Data shown ▸
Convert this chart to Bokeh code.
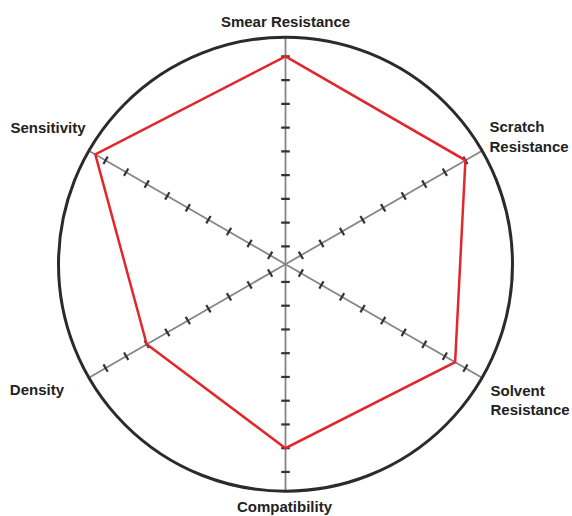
import math
from bokeh.plotting import figure
from bokeh.models import Range1d, ColumnDataSource
from bokeh.core.properties import value
from bokeh.embed import file_html
from bokeh.resources import INLINE

# ---- data -------------------------------------------------------------
categories = ["Smear Resistance", "Scratch Resistance", "Solvent Resistance",
              "Compatibility", "Density", "Sensitivity"]
scores = [9, 9, 8.5, 8, 7, 9.5]
tick_values = [1, 2, 3, 4, 5, 6, 7, 8, 9]

# ---- geometry (styling / layout) ------------------------------------
angles_deg = [90, 30, -30, -90, -150, 150]
STEP = 23.75      # px per unit
ORIGIN = -6.0     # radius of value 0
RIM = 227.0       # outer circle radius

def rad(v):
    return ORIGIN + STEP * v

W, H = 572, 516
CX, CY = 285.0, 263.7

p = figure(width=W, height=H,
           x_range=Range1d(-CX, W - CX), y_range=Range1d(-(H - CY), CY),
           x_axis_type=None, y_axis_type=None,
           output_backend="svg", toolbar_location=None, min_border=0)
p.outline_line_color = None
p.background_fill_color = "white"
p.border_fill_color = "white"

angles = [math.radians(a) for a in angles_deg]

# spokes
p.segment(x0=[0] * 6, y0=[0] * 6,
          x1=[RIM * math.cos(a) for a in angles],
          y1=[RIM * math.sin(a) for a in angles],
          line_color="#858585", line_width=1.8)

# tick marks
tx0, ty0, tx1, ty1 = [], [], [], []
HALF = 4.3
for a in angles:
    ca, sa = math.cos(a), math.sin(a)
    for v in tick_values:
        r = rad(v)
        mx, my = r * ca, r * sa
        tx0.append(mx - HALF * sa); ty0.append(my + HALF * ca)
        tx1.append(mx + HALF * sa); ty1.append(my - HALF * ca)
p.segment(x0=tx0, y0=ty0, x1=tx1, y1=ty1, line_color="#333333", line_width=2.2)

# outer circle
p.circle(x=[0], y=[0], radius=RIM, fill_color=None,
         line_color="#2b2b2b", line_width=3)

# data polygon
px = [rad(s) * math.cos(a) for s, a in zip(scores, angles)]
py = [rad(s) * math.sin(a) for s, a in zip(scores, angles)]
p.patch(px, py, fill_color=None, line_color="#e2262b", line_width=2.5,
        line_join="miter")

# labels
label_layout = {
    "Smear Resistance": (0, 243.0, "center", 0),
    "Scratch Resistance": (204, 137.5, "left", 19.3),
    "Solvent Resistance": (205, -125.8, "left", 19.5),
    "Compatibility": (-1, -242.2, "center", 0),
    "Density": (-275.7, -125.5, "left", 0),
    "Sensitivity": (-275, 136.9, "left", 0),
}
lx, ly, lt, la = [], [], [], []
for name in categories:
    x, y, align, lh = label_layout[name]
    words = name.split(" ") if lh else [name]
    for i, w in enumerate(words):
        lx.append(x); ly.append(y - i * lh); lt.append(w); la.append(align)
src = ColumnDataSource(dict(x=lx, y=ly, t=lt, a=la))
p.text(x="x", y="y", text="t", text_align="a", source=src,
       text_font=value("Liberation Sans"), text_font_style="bold",
       text_font_size="15px", text_color="#222222",
       text_baseline="alphabetic")

open("out.html", "w").write(file_html(p, INLINE))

What the task asks ▸
Only lines belong in the copy: transcribe those from the start of the data through the line that contains "tick_values = [1, 2, 3, 4, 5, 6, 7, 8, 9]", and skip the pictures.

Completed exercise ▸
Convert this chart to Bokeh code.
import math
from bokeh.plotting import figure
from bokeh.models import Range1d, ColumnDataSource
from bokeh.core.properties import value
from bokeh.embed import file_html
from bokeh.resources import INLINE

# ---- data -------------------------------------------------------------
categories = ["Smear Resistance", "Scratch Resistance", "Solvent Resistance",
              "Compatibility", "Density", "Sensitivity"]
scores = [9, 9, 8.5, 8, 7, 9.5]
tick_values = [1, 2, 3, 4, 5, 6, 7, 8, 9]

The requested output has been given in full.